■ Aim of the exercise
Write out the listing below exactly, and omit any images you find in it.

***

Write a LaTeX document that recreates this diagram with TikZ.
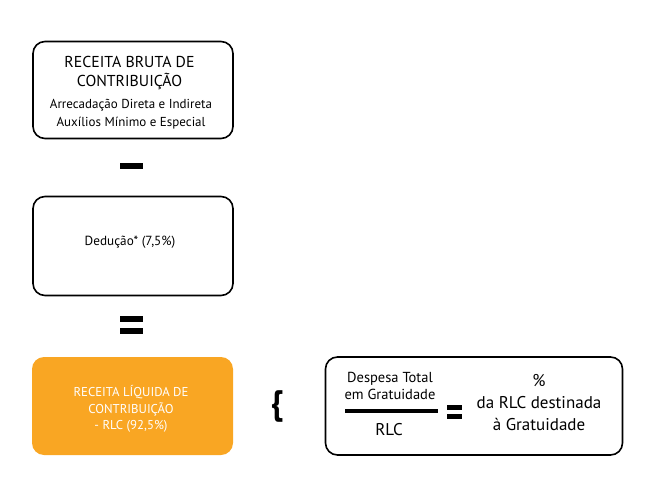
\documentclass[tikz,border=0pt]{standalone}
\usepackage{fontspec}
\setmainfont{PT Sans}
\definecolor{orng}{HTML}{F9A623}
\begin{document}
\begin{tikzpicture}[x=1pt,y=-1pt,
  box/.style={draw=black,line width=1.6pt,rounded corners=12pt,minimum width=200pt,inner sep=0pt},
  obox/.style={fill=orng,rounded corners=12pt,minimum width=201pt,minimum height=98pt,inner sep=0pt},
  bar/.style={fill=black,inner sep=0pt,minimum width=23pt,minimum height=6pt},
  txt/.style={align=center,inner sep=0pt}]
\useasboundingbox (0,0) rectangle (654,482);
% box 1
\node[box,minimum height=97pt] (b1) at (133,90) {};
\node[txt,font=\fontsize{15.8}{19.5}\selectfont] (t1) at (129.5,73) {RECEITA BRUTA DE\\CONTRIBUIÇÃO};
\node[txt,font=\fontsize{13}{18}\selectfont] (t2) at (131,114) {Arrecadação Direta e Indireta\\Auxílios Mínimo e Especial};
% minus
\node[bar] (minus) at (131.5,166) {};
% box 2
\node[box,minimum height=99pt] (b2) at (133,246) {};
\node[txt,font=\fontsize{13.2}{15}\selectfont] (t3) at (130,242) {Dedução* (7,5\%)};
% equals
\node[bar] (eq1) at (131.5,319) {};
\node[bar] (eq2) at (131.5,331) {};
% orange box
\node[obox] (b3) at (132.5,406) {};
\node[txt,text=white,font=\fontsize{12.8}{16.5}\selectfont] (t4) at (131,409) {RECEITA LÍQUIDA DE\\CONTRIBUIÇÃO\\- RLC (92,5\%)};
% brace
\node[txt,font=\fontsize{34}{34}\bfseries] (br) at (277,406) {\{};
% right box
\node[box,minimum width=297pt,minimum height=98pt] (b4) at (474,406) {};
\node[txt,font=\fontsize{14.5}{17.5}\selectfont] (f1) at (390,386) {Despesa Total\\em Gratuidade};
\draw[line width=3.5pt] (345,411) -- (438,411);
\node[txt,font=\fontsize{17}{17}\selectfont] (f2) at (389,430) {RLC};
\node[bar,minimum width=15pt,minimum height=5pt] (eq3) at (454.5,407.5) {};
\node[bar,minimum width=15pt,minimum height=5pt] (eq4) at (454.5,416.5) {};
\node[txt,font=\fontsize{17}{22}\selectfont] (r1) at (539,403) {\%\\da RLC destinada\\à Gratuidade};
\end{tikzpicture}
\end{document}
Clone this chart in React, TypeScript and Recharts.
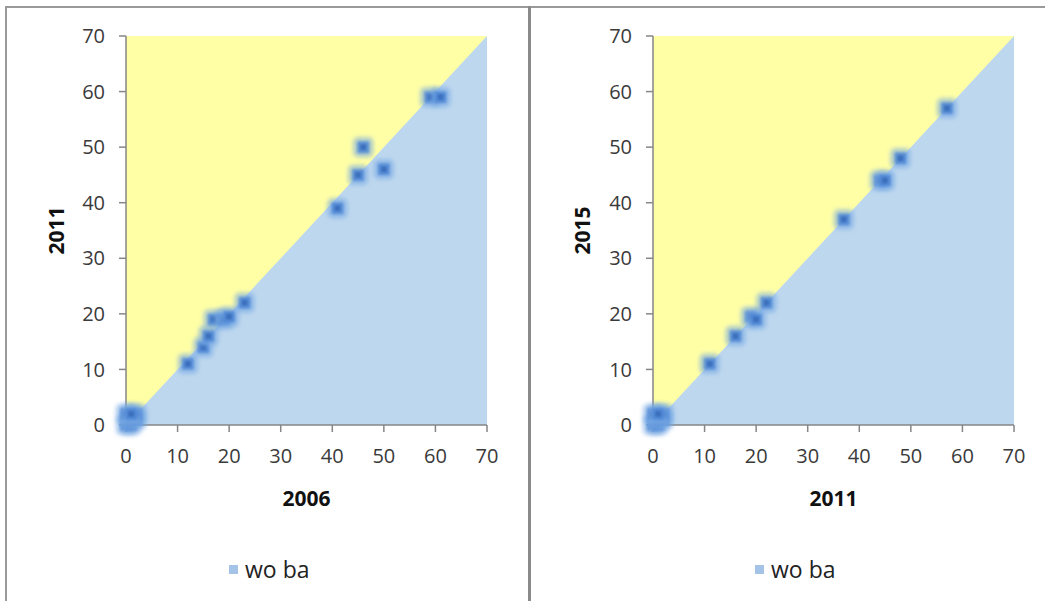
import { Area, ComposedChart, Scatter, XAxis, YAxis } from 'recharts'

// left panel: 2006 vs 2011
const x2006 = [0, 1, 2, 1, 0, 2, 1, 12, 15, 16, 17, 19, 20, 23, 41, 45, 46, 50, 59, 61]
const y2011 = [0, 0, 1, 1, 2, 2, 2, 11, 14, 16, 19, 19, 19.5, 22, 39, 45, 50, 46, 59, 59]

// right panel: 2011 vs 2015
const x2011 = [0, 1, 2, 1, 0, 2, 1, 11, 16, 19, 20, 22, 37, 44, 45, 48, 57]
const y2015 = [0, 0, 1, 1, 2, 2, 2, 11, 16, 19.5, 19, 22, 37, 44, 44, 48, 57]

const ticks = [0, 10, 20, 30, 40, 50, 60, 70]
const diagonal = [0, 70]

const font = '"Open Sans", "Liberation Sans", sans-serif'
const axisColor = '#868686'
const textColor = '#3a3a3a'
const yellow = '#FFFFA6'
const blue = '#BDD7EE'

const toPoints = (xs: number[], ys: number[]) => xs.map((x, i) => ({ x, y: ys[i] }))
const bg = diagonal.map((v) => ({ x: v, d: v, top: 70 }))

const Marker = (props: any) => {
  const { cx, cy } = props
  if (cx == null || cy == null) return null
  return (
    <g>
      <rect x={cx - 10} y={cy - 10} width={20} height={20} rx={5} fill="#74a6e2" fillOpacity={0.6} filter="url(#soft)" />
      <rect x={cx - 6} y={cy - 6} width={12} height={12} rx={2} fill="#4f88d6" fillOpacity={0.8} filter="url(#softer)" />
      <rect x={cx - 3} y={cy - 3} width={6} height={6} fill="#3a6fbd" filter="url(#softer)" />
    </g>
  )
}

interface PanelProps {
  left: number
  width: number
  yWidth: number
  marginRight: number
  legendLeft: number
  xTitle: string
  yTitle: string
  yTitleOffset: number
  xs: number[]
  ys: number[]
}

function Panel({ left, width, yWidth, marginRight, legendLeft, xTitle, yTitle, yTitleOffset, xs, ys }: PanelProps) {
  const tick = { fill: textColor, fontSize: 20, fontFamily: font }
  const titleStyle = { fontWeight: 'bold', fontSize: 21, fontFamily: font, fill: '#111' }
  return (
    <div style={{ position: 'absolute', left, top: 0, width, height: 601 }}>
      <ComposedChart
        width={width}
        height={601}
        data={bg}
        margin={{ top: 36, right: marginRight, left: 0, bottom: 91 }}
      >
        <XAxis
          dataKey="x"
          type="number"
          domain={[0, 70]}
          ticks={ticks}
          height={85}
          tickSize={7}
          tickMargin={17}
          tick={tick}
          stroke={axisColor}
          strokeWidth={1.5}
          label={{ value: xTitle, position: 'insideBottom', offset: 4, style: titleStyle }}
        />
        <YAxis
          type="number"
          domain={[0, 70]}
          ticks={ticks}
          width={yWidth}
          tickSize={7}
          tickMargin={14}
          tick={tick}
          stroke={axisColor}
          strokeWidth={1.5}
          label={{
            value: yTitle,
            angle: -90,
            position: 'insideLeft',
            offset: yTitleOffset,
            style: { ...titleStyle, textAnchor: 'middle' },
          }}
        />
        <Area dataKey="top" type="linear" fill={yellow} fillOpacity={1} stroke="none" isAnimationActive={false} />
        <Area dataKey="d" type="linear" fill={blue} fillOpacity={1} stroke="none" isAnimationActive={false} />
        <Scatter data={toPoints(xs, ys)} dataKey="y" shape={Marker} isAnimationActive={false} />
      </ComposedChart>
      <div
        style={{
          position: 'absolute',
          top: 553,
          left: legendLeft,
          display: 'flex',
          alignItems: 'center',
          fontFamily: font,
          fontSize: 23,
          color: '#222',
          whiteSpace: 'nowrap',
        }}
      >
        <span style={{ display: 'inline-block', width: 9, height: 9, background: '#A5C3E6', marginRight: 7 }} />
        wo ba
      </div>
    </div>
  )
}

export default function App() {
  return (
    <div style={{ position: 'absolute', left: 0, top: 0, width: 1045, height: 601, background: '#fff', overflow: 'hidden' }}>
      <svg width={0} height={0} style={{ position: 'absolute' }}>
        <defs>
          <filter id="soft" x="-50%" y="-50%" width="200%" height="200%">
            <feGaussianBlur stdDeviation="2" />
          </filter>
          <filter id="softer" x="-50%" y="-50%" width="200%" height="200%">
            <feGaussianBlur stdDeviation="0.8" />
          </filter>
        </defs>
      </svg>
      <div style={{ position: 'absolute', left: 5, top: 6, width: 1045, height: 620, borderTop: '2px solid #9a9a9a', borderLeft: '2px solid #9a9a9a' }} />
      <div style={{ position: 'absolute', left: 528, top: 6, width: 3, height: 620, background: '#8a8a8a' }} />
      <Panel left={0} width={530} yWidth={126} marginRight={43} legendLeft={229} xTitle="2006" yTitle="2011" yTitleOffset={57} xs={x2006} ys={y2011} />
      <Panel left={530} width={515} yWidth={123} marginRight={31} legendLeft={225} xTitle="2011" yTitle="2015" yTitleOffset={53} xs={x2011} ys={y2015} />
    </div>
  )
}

***

■ Correct output
Write a LaTeX document that recreates this diagram with TikZ.
\documentclass[tikz,border=0pt]{standalone}
\usepackage{fontspec}
\setmainfont{PT Sans}
\definecolor{orng}{HTML}{F9A623}
\begin{document}
\begin{tikzpicture}[x=1pt,y=-1pt,
  box/.style={draw=black,line width=1.6pt,rounded corners=12pt,minimum width=200pt,inner sep=0pt},
  obox/.style={fill=orng,rounded corners=12pt,minimum width=201pt,minimum height=98pt,inner sep=0pt},
  bar/.style={fill=black,inner sep=0pt,minimum width=23pt,minimum height=6pt},
  txt/.style={align=center,inner sep=0pt}]
\useasboundingbox (0,0) rectangle (654,482);
% box 1
\node[box,minimum height=97pt] (b1) at (133,90) {};
\node[txt,font=\fontsize{15.8}{19.5}\selectfont] (t1) at (129.5,73) {RECEITA BRUTA DE\\CONTRIBUIÇÃO};
\node[txt,font=\fontsize{13}{18}\selectfont] (t2) at (131,114) {Arrecadação Direta e Indireta\\Auxílios Mínimo e Especial};
% minus
\node[bar] (minus) at (131.5,166) {};
% box 2
\node[box,minimum height=99pt] (b2) at (133,246) {};
\node[txt,font=\fontsize{13.2}{15}\selectfont] (t3) at (130,242) {Dedução* (7,5\%)};
% equals
\node[bar] (eq1) at (131.5,319) {};
\node[bar] (eq2) at (131.5,331) {};
% orange box
\node[obox] (b3) at (132.5,406) {};
\node[txt,text=white,font=\fontsize{12.8}{16.5}\selectfont] (t4) at (131,409) {RECEITA LÍQUIDA DE\\CONTRIBUIÇÃO\\- RLC (92,5\%)};
% brace
\node[txt,font=\fontsize{34}{34}\bfseries] (br) at (277,406) {\{};
% right box
\node[box,minimum width=297pt,minimum height=98pt] (b4) at (474,406) {};
\node[txt,font=\fontsize{14.5}{17.5}\selectfont] (f1) at (390,386) {Despesa Total\\em Gratuidade};
\draw[line width=3.5pt] (345,411) -- (438,411);
\node[txt,font=\fontsize{17}{17}\selectfont] (f2) at (389,430) {RLC};
\node[bar,minimum width=15pt,minimum height=5pt] (eq3) at (454.5,407.5) {};
\node[bar,minimum width=15pt,minimum height=5pt] (eq4) at (454.5,416.5) {};
\node[txt,font=\fontsize{17}{22}\selectfont] (r1) at (539,403) {\%\\da RLC destinada\\à Gratuidade};
\end{tikzpicture}
\end{document}
Clone this chart in React, TypeScript and Recharts.
import { Area, ComposedChart, Scatter, XAxis, YAxis } from 'recharts'

// left panel: 2006 vs 2011
const x2006 = [0, 1, 2, 1, 0, 2, 1, 12, 15, 16, 17, 19, 20, 23, 41, 45, 46, 50, 59, 61]
const y2011 = [0, 0, 1, 1, 2, 2, 2, 11, 14, 16, 19, 19, 19.5, 22, 39, 45, 50, 46, 59, 59]

// right panel: 2011 vs 2015
const x2011 = [0, 1, 2, 1, 0, 2, 1, 11, 16, 19, 20, 22, 37, 44, 45, 48, 57]
const y2015 = [0, 0, 1, 1, 2, 2, 2, 11, 16, 19.5, 19, 22, 37, 44, 44, 48, 57]

const ticks = [0, 10, 20, 30, 40, 50, 60, 70]
const diagonal = [0, 70]

const font = '"Open Sans", "Liberation Sans", sans-serif'
const axisColor = '#868686'
const textColor = '#3a3a3a'
const yellow = '#FFFFA6'
const blue = '#BDD7EE'

const toPoints = (xs: number[], ys: number[]) => xs.map((x, i) => ({ x, y: ys[i] }))
const bg = diagonal.map((v) => ({ x: v, d: v, top: 70 }))

const Marker = (props: any) => {
  const { cx, cy } = props
  if (cx == null || cy == null) return null
  return (
    <g>
      <rect x={cx - 10} y={cy - 10} width={20} height={20} rx={5} fill="#74a6e2" fillOpacity={0.6} filter="url(#soft)" />
      <rect x={cx - 6} y={cy - 6} width={12} height={12} rx={2} fill="#4f88d6" fillOpacity={0.8} filter="url(#softer)" />
      <rect x={cx - 3} y={cy - 3} width={6} height={6} fill="#3a6fbd" filter="url(#softer)" />
    </g>
  )
}

interface PanelProps {
  left: number
  width: number
  yWidth: number
  marginRight: number
  legendLeft: number
  xTitle: string
  yTitle: string
  yTitleOffset: number
  xs: number[]
  ys: number[]
}

function Panel({ left, width, yWidth, marginRight, legendLeft, xTitle, yTitle, yTitleOffset, xs, ys }: PanelProps) {
  const tick = { fill: textColor, fontSize: 20, fontFamily: font }
  const titleStyle = { fontWeight: 'bold', fontSize: 21, fontFamily: font, fill: '#111' }
  return (
    <div style={{ position: 'absolute', left, top: 0, width, height: 601 }}>
      <ComposedChart
        width={width}
        height={601}
        data={bg}
        margin={{ top: 36, right: marginRight, left: 0, bottom: 91 }}
      >
        <XAxis
          dataKey="x"
          type="number"
          domain={[0, 70]}
          ticks={ticks}
          height={85}
          tickSize={7}
          tickMargin={17}
          tick={tick}
          stroke={axisColor}
          strokeWidth={1.5}
          label={{ value: xTitle, position: 'insideBottom', offset: 4, style: titleStyle }}
        />
        <YAxis
          type="number"
          domain={[0, 70]}
          ticks={ticks}
          width={yWidth}
          tickSize={7}
          tickMargin={14}
          tick={tick}
          stroke={axisColor}
          strokeWidth={1.5}
          label={{
            value: yTitle,
            angle: -90,
            position: 'insideLeft',
            offset: yTitleOffset,
            style: { ...titleStyle, textAnchor: 'middle' },
          }}
        />
        <Area dataKey="top" type="linear" fill={yellow} fillOpacity={1} stroke="none" isAnimationActive={false} />
        <Area dataKey="d" type="linear" fill={blue} fillOpacity={1} stroke="none" isAnimationActive={false} />
        <Scatter data={toPoints(xs, ys)} dataKey="y" shape={Marker} isAnimationActive={false} />
      </ComposedChart>
      <div
        style={{
          position: 'absolute',
          top: 553,
          left: legendLeft,
          display: 'flex',
          alignItems: 'center',
          fontFamily: font,
          fontSize: 23,
          color: '#222',
          whiteSpace: 'nowrap',
        }}
      >
        <span style={{ display: 'inline-block', width: 9, height: 9, background: '#A5C3E6', marginRight: 7 }} />
        wo ba
      </div>
    </div>
  )
}

export default function App() {
  return (
    <div style={{ position: 'absolute', left: 0, top: 0, width: 1045, height: 601, background: '#fff', overflow: 'hidden' }}>
      <svg width={0} height={0} style={{ position: 'absolute' }}>
        <defs>
          <filter id="soft" x="-50%" y="-50%" width="200%" height="200%">
            <feGaussianBlur stdDeviation="2" />
          </filter>
          <filter id="softer" x="-50%" y="-50%" width="200%" height="200%">
            <feGaussianBlur stdDeviation="0.8" />
          </filter>
        </defs>
      </svg>
      <div style={{ position: 'absolute', left: 5, top: 6, width: 1045, height: 620, borderTop: '2px solid #9a9a9a', borderLeft: '2px solid #9a9a9a' }} />
      <div style={{ position: 'absolute', left: 528, top: 6, width: 3, height: 620, background: '#8a8a8a' }} />
      <Panel left={0} width={530} yWidth={126} marginRight={43} legendLeft={229} xTitle="2006" yTitle="2011" yTitleOffset={57} xs={x2006} ys={y2011} />
      <Panel left={530} width={515} yWidth={123} marginRight={31} legendLeft={225} xTitle="2011" yTitle="2015" yTitleOffset={53} xs={x2011} ys={y2015} />
    </div>
  )
}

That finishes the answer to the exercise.